The English manager, however, tarried in Spain. The figures were “tried” and as they proved motionless the case was dropped. The Englishman then claimed the automata as his property and sold them to a French nobleman. Their owner did not know how to operate them, so their great value was never realized by his family. After his death, during a voyage to America, they lay neglected in the castle of Mattignon, near Bayonne. After changing hands many times, about 1803 they passed into the hands of an inventor named Martin, and were controlled by his descendants for nearly a hundred years. One of his family, Henri Martin, of Dresden, Germany, exhibited them in many large cities, and advertised them for sale at 15,000 marks in the Muenchener Blaetter of May 13th, 1883. After Martin’s death, his widow succeeded in disposing of them to Herr Marfels, of Berlin, who had them repaired with such good results that in the fall of 1906 he sold them for 75,000 francs, or about $15,000, to the Historical Society of Neuchâtel. In April, 1907, the writing figure, the drawing figure, and the spinet player were on exhibition in Le Locle, Chaux-de-Fonds, and Neuchâtel.

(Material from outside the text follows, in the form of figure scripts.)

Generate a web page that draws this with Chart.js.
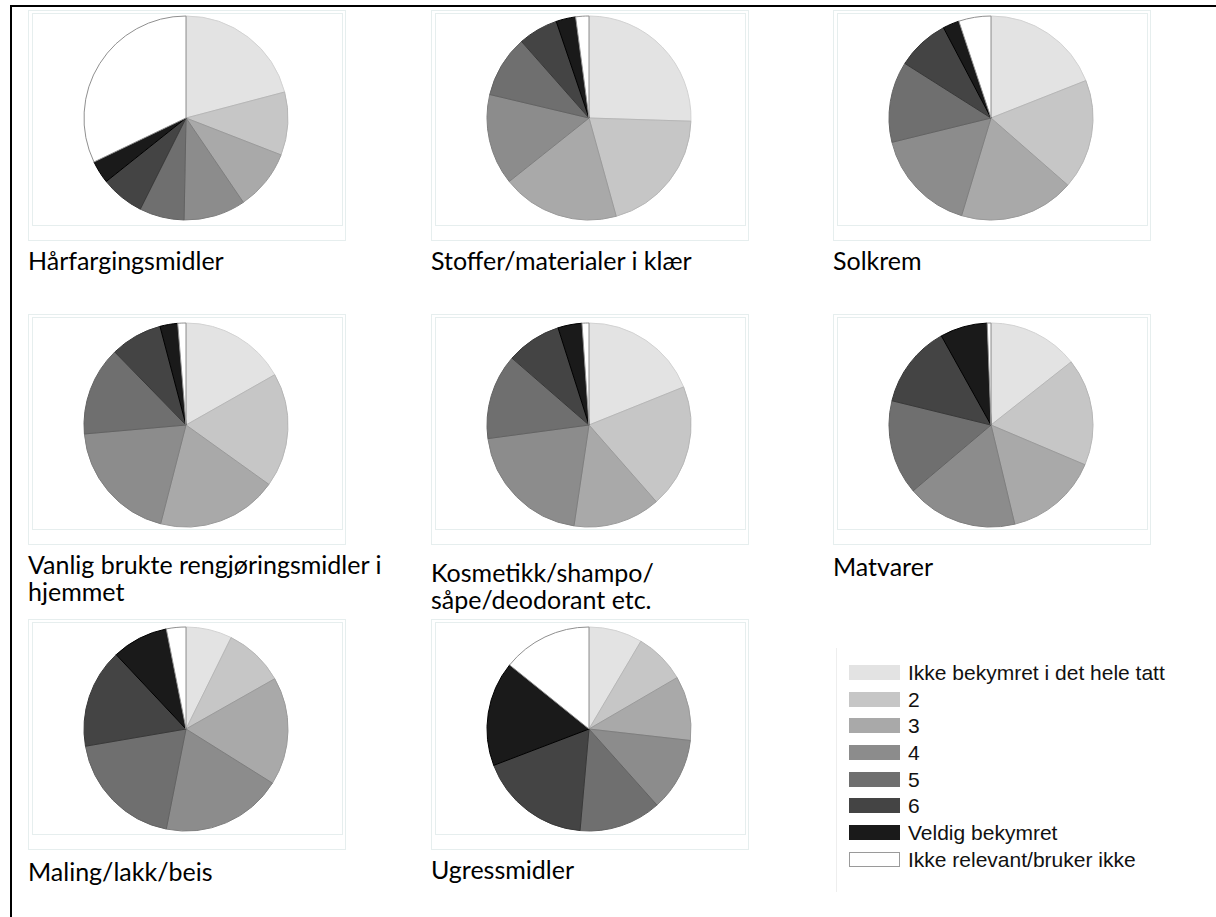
<!DOCTYPE html>
<html>
<head>
<meta charset="utf-8">
<script src="https://cdn.jsdelivr.net/npm/chart.js@4.4.1/dist/chart.umd.min.js"></script>
<style>
  body { margin: 0; background: #fff; width: 1216px; height: 917px; position: relative; overflow: hidden; }
  .frame { position: absolute; left: 10px; top: 5px; width: 1220px; height: 930px; border-top: 2px solid #000; border-left: 2px solid #000; }
  .cell { position: absolute; width: 318px; height: 231px; border: 1px solid #e6eeee; box-sizing: border-box; }
  .cell .inner { position: absolute; left: 3px; top: 2px; width: 311px; height: 213px; border: 1px solid #e6eeee; box-sizing: border-box; }
  .cell canvas { position: absolute; left: 2px; }
  .label { position: absolute; font-family: Lato, "Open Sans", sans-serif; font-size: 25px; line-height: 27px; color: #000; white-space: nowrap; }
  .legend { position: absolute; left: 836px; top: 648px; height: 244px; border-left: 1px solid #eeeeee; font-family: "Liberation Sans", Arial, sans-serif; font-size: 21px; color: #111; }
  .legend .row { position: absolute; left: 12px; height: 26px; white-space: nowrap; }
  .legend .sw { position: absolute; left: 0; top: 5px; width: 51px; height: 15px; box-sizing: border-box; }
  .legend .txt { position: absolute; left: 59px; top: 0; line-height: 26px; }
</style>
</head>
<body>
<div class="frame"></div>
<div id="grid"></div>
<div class="legend" id="legend"></div>
<script>
// answer scale, lightest = not worried, white = not relevant
const categories = ['Ikke bekymret i det hele tatt', '2', '3', '4', '5', '6', 'Veldig bekymret', 'Ikke relevant/bruker ikke'];
const sliceColors = ['#e3e3e3', '#c6c6c6', '#a9a9a9', '#8c8c8c', '#6f6f6f', '#444444', '#1a1a1a', '#ffffff'];
const sliceBorders = ['#d2d2d2', '#b6b6b6', '#9a9a9a', '#7e7e7e', '#626262', '#383838', '#000000', '#8f8f8f'];

// share of answers (%) per product group
const harfarging = [20.9, 10.0, 9.6, 9.8, 7.1, 6.9, 3.6, 32.1];
const stoffer = [25.5, 20.2, 18.6, 14.4, 9.8, 6.3, 3.1, 2.1];
const solkrem = [19.0, 17.4, 18.2, 16.5, 12.8, 8.3, 2.6, 5.1];
const rengjoring = [16.8, 18.1, 19.1, 19.6, 14.1, 8.2, 2.8, 1.3];
const kosmetikk = [18.9, 19.6, 13.8, 20.5, 13.5, 8.7, 3.8, 1.1];
const matvarer = [14.4, 17.0, 14.9, 17.6, 15.0, 13.1, 7.5, 0.6];
const maling = [7.3, 9.5, 17.1, 19.2, 19.2, 15.7, 8.9, 3.1];
const ugress = [8.5, 8.1, 10.2, 11.6, 13.0, 17.8, 16.6, 14.2];

const titles = [
  ['Hårfargingsmidler'],
  ['Stoffer/materialer i klær'],
  ['Solkrem'],
  ['Vanlig brukte rengjøringsmidler i', 'hjemmet'],
  ['Kosmetikk/shampo/', 'såpe/deodorant etc.'],
  ['Matvarer'],
  ['Maling/lakk/beis'],
  ['Ugressmidler']
];
const series = [harfarging, stoffer, solkrem, rengjoring, kosmetikk, matvarer, maling, ugress];

// grid placement
const colLeft = [28, 431, 833];
const rowTop = [10, 314, 619];
const canvasTop = [1, 4, 3];
const labelTop = [[247, 247, 247], [551, 559, 553], [858, 856, 856]];

const grid = document.getElementById('grid');

series.forEach((values, i) => {
  const col = i % 3;
  const row = Math.floor(i / 3);

  const cell = document.createElement('div');
  cell.className = 'cell';
  cell.style.left = colLeft[col] + 'px';
  cell.style.top = rowTop[row] + 'px';
  const inner = document.createElement('div');
  inner.className = 'inner';
  cell.appendChild(inner);
  const canvas = document.createElement('canvas');
  canvas.width = 310;
  canvas.height = 212;
  canvas.style.width = '310px';
  canvas.style.height = '212px';
  canvas.style.top = canvasTop[row] + 'px';
  cell.appendChild(canvas);
  grid.appendChild(cell);

  const label = document.createElement('div');
  label.className = 'label';
  label.style.left = colLeft[col] + 'px';
  label.style.top = labelTop[row][col] + 'px';
  label.innerHTML = titles[i].join('<br>');
  grid.appendChild(label);

  new Chart(canvas, {
    type: 'pie',
    data: {
      labels: categories,
      datasets: [{
        data: values,
        backgroundColor: sliceColors,
        borderColor: sliceBorders,
        borderWidth: 1
      }]
    },
    options: {
      responsive: false,
      animation: false,
      devicePixelRatio: 1,
      events: [],
      radius: 102,
      layout: { padding: 0 },
      plugins: {
        legend: { display: false },
        tooltip: { enabled: false }
      }
    }
  });
});

// shared legend
const legend = document.getElementById('legend');
categories.forEach((name, i) => {
  const row = document.createElement('div');
  row.className = 'row';
  row.style.top = (12 + i * 26.65) + 'px';
  const sw = document.createElement('div');
  sw.className = 'sw';
  sw.style.background = sliceColors[i];
  if (sliceColors[i] === '#ffffff') sw.style.border = '1px solid #9a9a9a';
  const txt = document.createElement('div');
  txt.className = 'txt';
  txt.textContent = name;
  row.appendChild(sw);
  row.appendChild(txt);
  legend.appendChild(row);
});
</script>
</body>
</html>
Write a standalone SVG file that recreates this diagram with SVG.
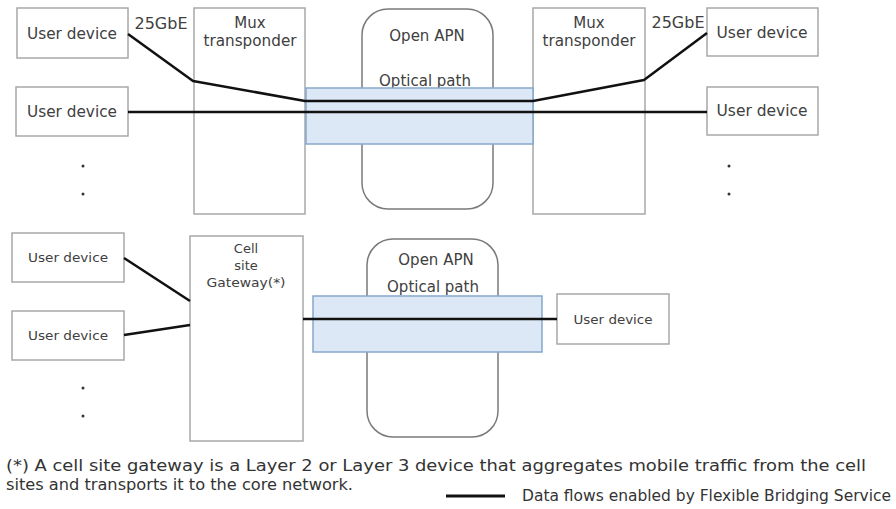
<svg xmlns="http://www.w3.org/2000/svg" width="896" height="509" viewBox="0 0 896 509">
<defs>
<style>
.box{fill:#fff;stroke:#a8a8a8;stroke-width:1.5}
.apn{fill:#fff;stroke:#7a7a7a;stroke-width:1.5}
.path{fill:#dce8f5;stroke:#86a6cc;stroke-width:1.5}
.t{font-family:"DejaVu Sans","Verdana",sans-serif;fill:#404040;text-anchor:middle}
.t15{font-size:15px}
.t13{font-size:13px}
.flow{fill:none;stroke:#111;stroke-width:2.5;stroke-linejoin:round}
.dot{fill:#333}
.foot{font-family:"DejaVu Sans Condensed","DejaVu Sans",sans-serif;fill:#333;font-size:16px}
</style>
</defs>
<rect width="896" height="509" fill="#fff"/>

<!-- Top section -->
<g id="apn-top">
<rect class="apn" x="362" y="9" width="131" height="200" rx="26"/>
<text class="t t15" x="427" y="41">Open APN</text>
<text class="t t15" x="425" y="86">Optical path</text>
</g>
<g id="mux-left">
<rect class="box" x="194" y="8" width="111" height="206"/>
<text class="t t15" x="250" y="28">Mux</text>
<text class="t t15" x="250" y="46" textLength="93" lengthAdjust="spacingAndGlyphs">transponder</text>
</g>
<g id="mux-right">
<rect class="box" x="533" y="8" width="112" height="206"/>
<text class="t t15" x="589" y="28">Mux</text>
<text class="t t15" x="589" y="46" textLength="93" lengthAdjust="spacingAndGlyphs">transponder</text>
</g>
<g id="optical-path-top">
<rect class="path" x="306" y="88" width="227" height="56"/>
</g>
<g id="ud-tl1">
<rect class="box" x="17" y="8" width="111" height="50"/>
<text class="t t15" x="72" y="39" textLength="90" lengthAdjust="spacingAndGlyphs">User device</text>
</g>
<g id="ud-tl2">
<rect class="box" x="16" y="87" width="112" height="49"/>
<text class="t t15" x="72" y="117" textLength="90" lengthAdjust="spacingAndGlyphs">User device</text>
</g>
<g id="ud-tr1">
<rect class="box" x="707" y="8" width="111" height="48"/>
<text class="t t15" x="762" y="38" textLength="91" lengthAdjust="spacingAndGlyphs">User device</text>
</g>
<g id="ud-tr2">
<rect class="box" x="707" y="87" width="111" height="48"/>
<text class="t t15" x="762" y="116" textLength="91" lengthAdjust="spacingAndGlyphs">User device</text>
</g>
<g id="labels-top">
<text class="t t15" x="161" y="29" textLength="53" lengthAdjust="spacingAndGlyphs">25GbE</text>
<text class="t t15" x="678" y="28" textLength="53" lengthAdjust="spacingAndGlyphs">25GbE</text>
<circle class="dot" cx="83" cy="166" r="1.5"/>
<circle class="dot" cx="83" cy="194" r="1.5"/>
<circle class="dot" cx="729" cy="166" r="1.5"/>
<circle class="dot" cx="729" cy="194" r="1.5"/>
</g>

<!-- Bottom section -->
<g id="apn-bottom">
<rect class="apn" x="367" y="239" width="131" height="198" rx="26"/>
<text class="t t15" x="436" y="265">Open APN</text>
<text class="t t15" x="433" y="292">Optical path</text>
</g>
<g id="gateway">
<rect class="box" x="190" y="236" width="113" height="205"/>
<text class="t t13" x="246" y="253">Cell</text>
<text class="t t13" x="246" y="270">site</text>
<text class="t t13" x="246" y="287" textLength="79" lengthAdjust="spacingAndGlyphs">Gateway(*)</text>
</g>
<g id="optical-path-bottom">
<rect class="path" x="313" y="296" width="229" height="56"/>
</g>
<g id="ud-bl1">
<rect class="box" x="12" y="233" width="112" height="49"/>
<text class="t t13" x="68" y="262" textLength="80" lengthAdjust="spacingAndGlyphs">User device</text>
</g>
<g id="ud-bl2">
<rect class="box" x="12" y="311" width="112" height="49"/>
<text class="t t13" x="68" y="340" textLength="80" lengthAdjust="spacingAndGlyphs">User device</text>
</g>
<g id="ud-br">
<rect class="box" x="557" y="294" width="112" height="50"/>
<text class="t t13" x="613" y="324" textLength="79" lengthAdjust="spacingAndGlyphs">User device</text>
</g>
<g id="dots-bottom">
<circle class="dot" cx="83" cy="388" r="1.5"/>
<circle class="dot" cx="83" cy="416" r="1.5"/>
</g>

<!-- Connectors -->
<g id="connectors">
<polyline class="flow" points="128,34 193,81 305,101 533,101 644,80 707,33"/>
<line class="flow" x1="128" y1="112" x2="707" y2="112"/>
<line class="flow" x1="124" y1="258" x2="190" y2="301"/>
<line class="flow" x1="124" y1="335" x2="190" y2="325"/>
<line class="flow" x1="303" y1="319" x2="557" y2="319"/>
</g>

<!-- Footer -->
<g id="footer">
<text class="foot" x="6" y="471" textLength="860" lengthAdjust="spacingAndGlyphs">(*) A cell site gateway is a Layer 2 or Layer 3 device that aggregates mobile traffic from the cell</text>
<text class="foot" x="6" y="490" textLength="347" lengthAdjust="spacingAndGlyphs">sites and transports it to the core network.</text>
<line x1="446" y1="496" x2="505" y2="496" stroke="#111" stroke-width="3"/>
<text class="foot" x="522" y="501" font-size="14" textLength="369" lengthAdjust="spacingAndGlyphs">Data flows enabled by Flexible Bridging Service</text>
</g>
</svg>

So far we have traced only the original writing and drawing figure. This has been done purely to show that even if Robert-Houdin had been capable of building such an automaton, he would not have been its real inventor, but would merely have copied the marvellous work of the Jacquet-Drozes. Now to trace the figure which in 1844 he claimed as his invention.

With the fame of the Neuchâtel shop spreading and the demand for Swiss watches increasing, Maillardet and Jean Pierre Droz, apprentices or perhaps partners of Pierre Jacquet-Droz and Henri-Louis Jacquet-Droz, removed to London and there set up a watch factory. About this time Maillardet invented a combination writing and drawing figure which was pronounced by experts of the day slightly inferior to the work of the two Jacquet-Drozes. However, it must have been worthy of exhibition, for it appeared at intervals for the next fifty years in the amusement world, particularly in London. At first Maillardet was not its exhibitor nor was his name ever mentioned on the programmes and newspaper notices, but later his name appeared as part owner and exhibitor. As the Swiss watches had created a veritable sensation and were snatched up as fast as produced, it is quite likely that he had no time to play the rôle of showman.